■ SET EXERCISE ■
In the entries below, print exactly the lines from the first through the one with "0.6, 0.8, 1.0]", both included, and none of the pictures.

■ LISTED ENTRIES ■
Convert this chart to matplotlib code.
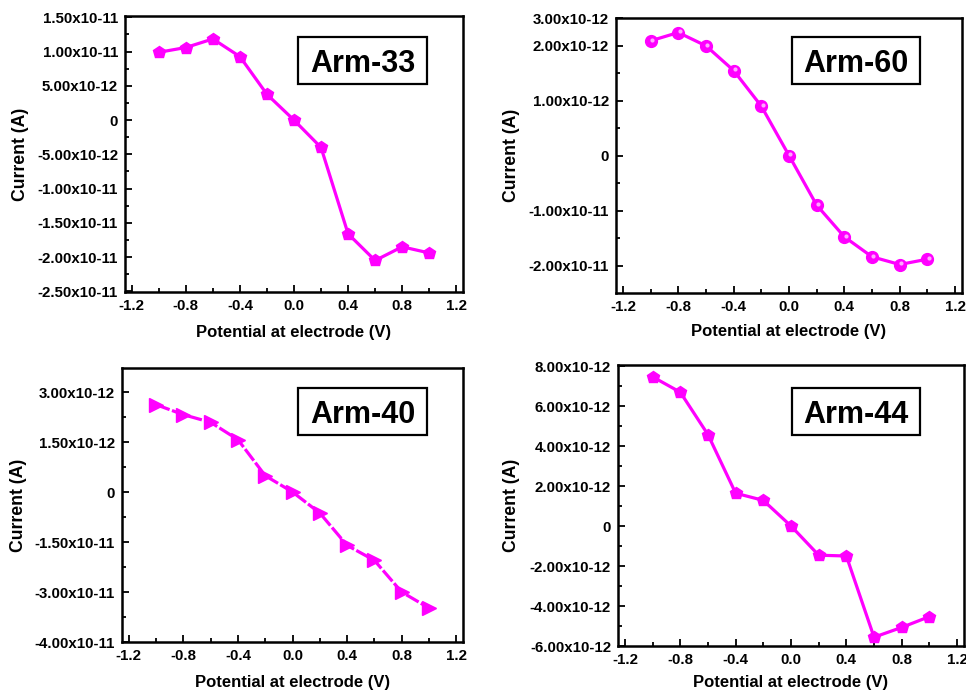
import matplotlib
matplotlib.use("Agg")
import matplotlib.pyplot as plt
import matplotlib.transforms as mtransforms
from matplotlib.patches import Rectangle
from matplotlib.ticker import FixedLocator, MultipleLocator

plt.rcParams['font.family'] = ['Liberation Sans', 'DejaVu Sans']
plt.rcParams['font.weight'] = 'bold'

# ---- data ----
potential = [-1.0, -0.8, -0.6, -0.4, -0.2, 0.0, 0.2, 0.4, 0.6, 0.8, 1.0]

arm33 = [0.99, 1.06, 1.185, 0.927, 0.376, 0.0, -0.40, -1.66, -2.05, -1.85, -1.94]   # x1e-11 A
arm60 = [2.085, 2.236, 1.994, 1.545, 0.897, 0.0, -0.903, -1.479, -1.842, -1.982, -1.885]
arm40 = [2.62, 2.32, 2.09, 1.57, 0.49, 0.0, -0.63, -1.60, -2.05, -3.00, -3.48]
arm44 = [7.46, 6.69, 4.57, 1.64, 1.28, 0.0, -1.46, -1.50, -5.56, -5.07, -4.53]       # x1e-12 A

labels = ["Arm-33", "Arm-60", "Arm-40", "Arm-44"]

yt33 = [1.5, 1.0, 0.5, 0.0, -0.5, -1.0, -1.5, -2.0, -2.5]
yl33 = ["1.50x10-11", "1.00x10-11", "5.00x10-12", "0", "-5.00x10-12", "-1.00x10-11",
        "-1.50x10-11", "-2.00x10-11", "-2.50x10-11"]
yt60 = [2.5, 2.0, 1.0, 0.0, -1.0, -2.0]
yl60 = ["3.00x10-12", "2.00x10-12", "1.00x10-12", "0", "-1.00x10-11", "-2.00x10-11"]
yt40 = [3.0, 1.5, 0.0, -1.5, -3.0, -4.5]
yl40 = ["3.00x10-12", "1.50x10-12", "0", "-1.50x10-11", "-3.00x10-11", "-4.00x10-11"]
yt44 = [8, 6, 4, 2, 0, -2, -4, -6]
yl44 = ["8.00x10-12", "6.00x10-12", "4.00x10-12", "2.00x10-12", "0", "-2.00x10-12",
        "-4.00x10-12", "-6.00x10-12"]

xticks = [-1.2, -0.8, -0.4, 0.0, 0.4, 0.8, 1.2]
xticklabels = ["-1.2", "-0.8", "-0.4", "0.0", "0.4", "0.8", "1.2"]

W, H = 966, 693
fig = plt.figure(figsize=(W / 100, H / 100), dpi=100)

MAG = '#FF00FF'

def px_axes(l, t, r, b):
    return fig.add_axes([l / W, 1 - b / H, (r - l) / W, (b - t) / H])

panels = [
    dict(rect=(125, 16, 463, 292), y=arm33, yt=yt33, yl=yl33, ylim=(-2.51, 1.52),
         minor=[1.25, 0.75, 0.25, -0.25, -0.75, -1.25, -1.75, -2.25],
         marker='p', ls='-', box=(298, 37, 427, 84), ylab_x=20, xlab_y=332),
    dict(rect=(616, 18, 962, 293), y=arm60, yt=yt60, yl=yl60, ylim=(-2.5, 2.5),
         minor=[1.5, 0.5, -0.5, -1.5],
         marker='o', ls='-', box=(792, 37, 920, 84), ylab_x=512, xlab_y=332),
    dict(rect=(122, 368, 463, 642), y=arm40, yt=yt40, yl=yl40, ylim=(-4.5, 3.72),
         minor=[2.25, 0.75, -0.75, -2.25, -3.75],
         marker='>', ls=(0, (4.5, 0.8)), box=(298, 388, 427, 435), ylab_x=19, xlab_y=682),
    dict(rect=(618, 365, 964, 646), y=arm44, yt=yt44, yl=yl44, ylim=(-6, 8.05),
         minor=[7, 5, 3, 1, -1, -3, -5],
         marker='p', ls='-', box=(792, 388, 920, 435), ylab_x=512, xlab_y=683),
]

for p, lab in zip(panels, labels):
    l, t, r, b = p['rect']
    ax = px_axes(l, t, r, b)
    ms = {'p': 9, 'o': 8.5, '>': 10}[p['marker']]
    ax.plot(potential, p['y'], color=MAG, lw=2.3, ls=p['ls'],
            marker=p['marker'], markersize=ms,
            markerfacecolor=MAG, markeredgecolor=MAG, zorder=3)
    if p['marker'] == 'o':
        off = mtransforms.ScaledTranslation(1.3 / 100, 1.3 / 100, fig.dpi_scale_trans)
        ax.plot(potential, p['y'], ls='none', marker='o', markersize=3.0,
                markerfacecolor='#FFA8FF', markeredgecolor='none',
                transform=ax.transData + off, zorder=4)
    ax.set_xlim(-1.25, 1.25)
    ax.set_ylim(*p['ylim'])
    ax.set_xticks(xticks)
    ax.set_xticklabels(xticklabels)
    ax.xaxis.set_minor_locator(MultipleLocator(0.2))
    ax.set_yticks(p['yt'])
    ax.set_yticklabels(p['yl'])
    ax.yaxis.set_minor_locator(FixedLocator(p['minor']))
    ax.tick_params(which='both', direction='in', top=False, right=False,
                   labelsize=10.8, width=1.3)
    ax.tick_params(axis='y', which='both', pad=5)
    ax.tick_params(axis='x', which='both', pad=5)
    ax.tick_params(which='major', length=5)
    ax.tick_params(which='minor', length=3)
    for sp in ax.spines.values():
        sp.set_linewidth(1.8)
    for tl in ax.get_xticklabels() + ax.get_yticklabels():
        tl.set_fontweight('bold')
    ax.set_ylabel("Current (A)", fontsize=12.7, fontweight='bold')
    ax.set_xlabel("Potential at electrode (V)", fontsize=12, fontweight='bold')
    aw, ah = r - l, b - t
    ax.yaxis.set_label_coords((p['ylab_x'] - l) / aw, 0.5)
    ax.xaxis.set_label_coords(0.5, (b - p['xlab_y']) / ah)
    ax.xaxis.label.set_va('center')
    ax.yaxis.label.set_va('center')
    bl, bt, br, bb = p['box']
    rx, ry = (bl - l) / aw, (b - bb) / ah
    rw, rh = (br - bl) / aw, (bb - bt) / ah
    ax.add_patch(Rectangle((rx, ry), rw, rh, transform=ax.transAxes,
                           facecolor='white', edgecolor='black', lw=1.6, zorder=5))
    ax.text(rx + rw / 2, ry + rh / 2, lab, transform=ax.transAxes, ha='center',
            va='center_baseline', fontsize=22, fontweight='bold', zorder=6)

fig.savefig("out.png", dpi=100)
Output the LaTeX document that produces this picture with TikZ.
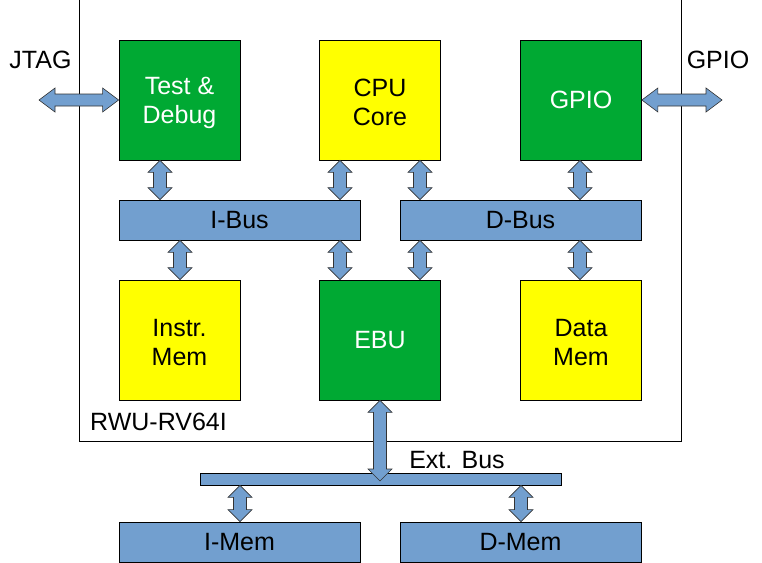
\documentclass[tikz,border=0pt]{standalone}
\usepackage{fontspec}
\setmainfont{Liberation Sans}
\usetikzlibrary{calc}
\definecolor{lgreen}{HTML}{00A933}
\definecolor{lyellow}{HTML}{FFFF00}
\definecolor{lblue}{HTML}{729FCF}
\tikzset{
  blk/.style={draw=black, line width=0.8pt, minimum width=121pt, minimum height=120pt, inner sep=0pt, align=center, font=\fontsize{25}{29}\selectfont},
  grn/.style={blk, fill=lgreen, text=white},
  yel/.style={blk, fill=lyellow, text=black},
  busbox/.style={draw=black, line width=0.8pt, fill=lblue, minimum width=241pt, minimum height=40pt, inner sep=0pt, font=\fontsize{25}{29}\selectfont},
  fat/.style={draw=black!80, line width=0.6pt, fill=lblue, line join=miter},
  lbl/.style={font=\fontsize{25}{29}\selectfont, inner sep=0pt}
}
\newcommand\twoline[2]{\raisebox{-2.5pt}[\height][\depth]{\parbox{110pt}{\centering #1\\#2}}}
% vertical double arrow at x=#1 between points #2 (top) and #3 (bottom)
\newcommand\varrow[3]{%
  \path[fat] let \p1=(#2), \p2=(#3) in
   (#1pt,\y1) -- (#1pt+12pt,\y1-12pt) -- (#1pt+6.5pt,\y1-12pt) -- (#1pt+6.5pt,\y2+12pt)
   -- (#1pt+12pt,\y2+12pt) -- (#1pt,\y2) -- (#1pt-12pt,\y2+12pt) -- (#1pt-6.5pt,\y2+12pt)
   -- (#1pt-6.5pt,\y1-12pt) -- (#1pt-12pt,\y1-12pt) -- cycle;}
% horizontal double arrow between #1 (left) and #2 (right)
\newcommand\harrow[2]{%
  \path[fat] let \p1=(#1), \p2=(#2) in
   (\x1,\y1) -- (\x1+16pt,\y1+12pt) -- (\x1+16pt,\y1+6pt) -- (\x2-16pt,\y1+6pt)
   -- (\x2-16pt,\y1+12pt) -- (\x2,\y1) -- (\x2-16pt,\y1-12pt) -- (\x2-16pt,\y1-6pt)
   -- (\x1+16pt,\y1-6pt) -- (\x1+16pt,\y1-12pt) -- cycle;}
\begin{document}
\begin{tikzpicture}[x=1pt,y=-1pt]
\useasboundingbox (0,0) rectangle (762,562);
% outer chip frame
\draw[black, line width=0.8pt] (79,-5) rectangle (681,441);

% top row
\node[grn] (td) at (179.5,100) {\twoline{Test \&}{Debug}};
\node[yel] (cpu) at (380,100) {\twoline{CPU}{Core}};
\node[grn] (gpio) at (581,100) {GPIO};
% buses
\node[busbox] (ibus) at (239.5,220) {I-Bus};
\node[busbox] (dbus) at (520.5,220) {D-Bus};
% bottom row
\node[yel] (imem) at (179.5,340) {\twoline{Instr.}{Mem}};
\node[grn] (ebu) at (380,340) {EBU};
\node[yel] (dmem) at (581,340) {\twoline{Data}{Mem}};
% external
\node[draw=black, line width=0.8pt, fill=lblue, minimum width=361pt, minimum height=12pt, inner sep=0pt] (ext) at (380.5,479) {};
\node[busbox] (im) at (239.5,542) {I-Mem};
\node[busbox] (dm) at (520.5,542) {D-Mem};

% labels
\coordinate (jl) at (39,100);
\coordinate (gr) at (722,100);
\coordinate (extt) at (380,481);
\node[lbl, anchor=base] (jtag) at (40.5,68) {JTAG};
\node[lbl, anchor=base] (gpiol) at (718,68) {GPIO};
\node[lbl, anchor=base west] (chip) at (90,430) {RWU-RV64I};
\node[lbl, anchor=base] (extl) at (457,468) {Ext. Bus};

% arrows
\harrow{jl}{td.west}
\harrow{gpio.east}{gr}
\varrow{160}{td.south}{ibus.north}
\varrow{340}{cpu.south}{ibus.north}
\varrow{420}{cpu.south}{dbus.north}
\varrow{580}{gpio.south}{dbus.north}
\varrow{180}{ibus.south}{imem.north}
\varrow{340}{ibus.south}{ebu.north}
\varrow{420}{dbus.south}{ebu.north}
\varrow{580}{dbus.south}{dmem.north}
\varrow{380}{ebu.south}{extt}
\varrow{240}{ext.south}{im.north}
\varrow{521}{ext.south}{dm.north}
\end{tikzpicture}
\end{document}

■ EXPECTED ANSWER ■
Convert this chart to matplotlib code.
import matplotlib
matplotlib.use("Agg")
import matplotlib.pyplot as plt
import matplotlib.transforms as mtransforms
from matplotlib.patches import Rectangle
from matplotlib.ticker import FixedLocator, MultipleLocator

plt.rcParams['font.family'] = ['Liberation Sans', 'DejaVu Sans']
plt.rcParams['font.weight'] = 'bold'

# ---- data ----
potential = [-1.0, -0.8, -0.6, -0.4, -0.2, 0.0, 0.2, 0.4, 0.6, 0.8, 1.0]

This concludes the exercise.